THE African Union’s (AU) top health official called Britain’s lack of recognition for coronavirus vaccines administered in Africa regrettable, saying it sends a confusing public health message.

England announced last week that it would expand the list of countries from which it recognises vaccines, adding 17 others beyond the initial list of the United States and Europe. None of those countries are in Africa. The British government sets coronavirus policy for England, while Scotland, Wales and Northern Ireland are in charge of their own rules.

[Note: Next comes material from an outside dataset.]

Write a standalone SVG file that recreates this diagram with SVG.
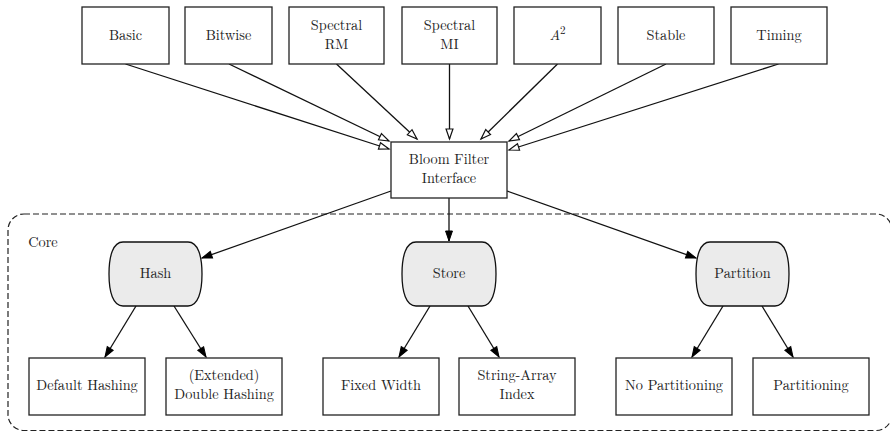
<svg xmlns="http://www.w3.org/2000/svg" width="890" height="432" viewBox="0 0 890 432">
<style>
.box{fill:#fff;stroke:#222;stroke-width:1.3}
.pill{fill:#ebebeb;stroke:#111;stroke-width:1.3}
text{font-family:'Latin Modern Roman','CMU Serif','Liberation Serif','DejaVu Serif','Noto Serif','TeX Gyre Termes','Nimbus Roman','FreeSerif','Times New Roman',serif;font-size:14.3px;fill:#222;text-anchor:middle}
.e{fill:none;stroke:#111;stroke-width:1.3}
.o{marker-end:url(#open)}
.f{marker-end:url(#fill)}
</style>
<defs>
<marker id="open" markerUnits="userSpaceOnUse" markerWidth="12" markerHeight="9" refX="10.5" refY="3.75" orient="auto" overflow="visible">
<path d="M0.5,0.3 L10.5,3.75 L0.5,7.2 Z" fill="#fff" stroke="#111" stroke-width="1.2"/>
</marker>
<marker id="fill" markerUnits="userSpaceOnUse" markerWidth="12" markerHeight="9" refX="10.5" refY="3.75" orient="auto" overflow="visible">
<path d="M0.5,0.3 L10.5,3.75 L0.5,7.2 Z" fill="#000" stroke="#000" stroke-width="1"/>
</marker>
</defs>

<g id="cluster-core">
<rect x="8" y="214" width="884" height="216.5" rx="16" ry="16" fill="none" stroke="#222" stroke-width="1.2" stroke-dasharray="6,3"/>
<text x="43" y="247">Core</text>
</g>

<g id="edges">
<line class="e o" x1="125.5" y1="64" x2="389" y2="149"/>
<line class="e o" x1="229" y1="64" x2="389" y2="141"/>
<line class="e o" x1="336.5" y1="64" x2="417" y2="139"/>
<line class="e o" x1="449.5" y1="64" x2="449.5" y2="139"/>
<line class="e o" x1="557.5" y1="64" x2="481" y2="139"/>
<line class="e o" x1="666" y1="64" x2="509" y2="141"/>
<line class="e o" x1="778.5" y1="64" x2="509" y2="150"/>
<line class="e f" x1="391" y1="191" x2="202" y2="258"/>
<line class="e f" x1="449" y1="198" x2="449" y2="241"/>
<line class="e f" x1="507" y1="191" x2="696" y2="258"/>
<line class="e f" x1="136" y1="306" x2="105" y2="357"/>
<line class="e f" x1="174" y1="306" x2="206" y2="357"/>
<line class="e f" x1="430" y1="306" x2="399" y2="357"/>
<line class="e f" x1="468" y1="306" x2="499" y2="357"/>
<line class="e f" x1="723" y1="306" x2="692" y2="357"/>
<line class="e f" x1="762" y1="306" x2="793" y2="357"/>
</g>

<g id="basic"><rect class="box" x="82" y="7" width="87" height="57"/><text x="125.5" y="40">Basic</text></g>
<g id="bitwise"><rect class="box" x="185" y="7" width="87" height="57"/><text x="228.5" y="40">Bitwise</text></g>
<g id="spectral-rm"><rect class="box" x="289" y="7" width="95" height="57"/><text x="336.5" y="30">Spectral</text><text x="336.5" y="49">RM</text></g>
<g id="spectral-mi"><rect class="box" x="402" y="7" width="95" height="57"/><text x="449.5" y="30">Spectral</text><text x="449.5" y="49">MI</text></g>
<g id="a2"><rect class="box" x="514" y="7" width="87" height="57"/><text x="557.5" y="40"><tspan font-style="italic">A</tspan><tspan font-size="11px" dy="-6">2</tspan></text></g>
<g id="stable"><rect class="box" x="618" y="7" width="96" height="57"/><text x="666" y="40">Stable</text></g>
<g id="timing"><rect class="box" x="731" y="7" width="96" height="57"/><text x="779" y="40">Timing</text></g>

<g id="bloom"><rect class="box" x="391" y="142" width="116" height="56"/><text x="449" y="164">Bloom Filter</text><text x="449" y="183">Interface</text></g>

<g id="hash"><path class="pill" d="M123,242 H188 C198,242 202,256 202,274 C202,292 198,306 188,306 H123 C113,306 109,292 109,274 C109,256 113,242 123,242 Z"/><text x="155.5" y="278">Hash</text></g>
<g id="store"><path class="pill" d="M416,242 H482 C492,242 496,256 496,274 C496,292 492,306 482,306 H416 C406,306 402,292 402,274 C402,256 406,242 416,242 Z"/><text x="449" y="278">Store</text></g>
<g id="partition"><path class="pill" d="M710,242 H775 C785,242 789,256 789,274 C789,292 785,306 775,306 H710 C700,306 696,292 696,274 C696,256 700,242 710,242 Z"/><text x="742.5" y="278">Partition</text></g>

<g id="default-hashing"><rect class="box" x="29" y="358" width="116" height="57"/><text x="87" y="390">Default Hashing</text></g>
<g id="double-hashing"><rect class="box" x="166" y="358" width="116" height="57"/><text x="224" y="380">(Extended)</text><text x="224" y="399">Double Hashing</text></g>
<g id="fixed-width"><rect class="box" x="323" y="358" width="116" height="57"/><text x="381" y="390">Fixed Width</text></g>
<g id="string-array"><rect class="box" x="459" y="358" width="116" height="57"/><text x="517" y="380">String-Array</text><text x="517" y="399">Index</text></g>
<g id="no-partitioning"><rect class="box" x="616" y="358" width="116" height="57"/><text x="674" y="390">No Partitioning</text></g>
<g id="partitioning"><rect class="box" x="753" y="358" width="116" height="57"/><text x="811" y="390">Partitioning</text></g>
</svg>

“We regret that the UK would take this position. We are calling on them to review this because it doesn’t speak to the spirit of true solidarity and cooperation,” said Africa Centres for Disease Control and Prevention director John Nkengasong.

“If … you send us vaccines and we use those vaccines and you say you don’t recognise people that have been immunised with those vaccines… it sends a very challenging message for us,” he said.

The British High Commission in Kenya said in a joint statement with the Kenyan Health Ministry on Tuesday that it takes time to set up a system to recognise vaccine certificates for international travel.

Richard Mihigo, a World Health Organization official, echoed this, saying the issue is fundamentally about certificates.

“We need to see how some of these certificates that are generated could be mutually recognised by different countries,” Mihigo, coordinator for the WHO’s Immunization and Vaccines Development Programme Africa, told a news conference on Thursday.

However, Africa’s vaccination rate is still very low. Just 4% of Africans have been vaccinated and much of the continent remains in the midst of a third wave, Nkengasong said

Monthly vaccine shipments to the continent would have to jump seven-fold to reach a United Nations goal of 70% immunisation of the population by September 2022, WHO Africa said in a separate statement.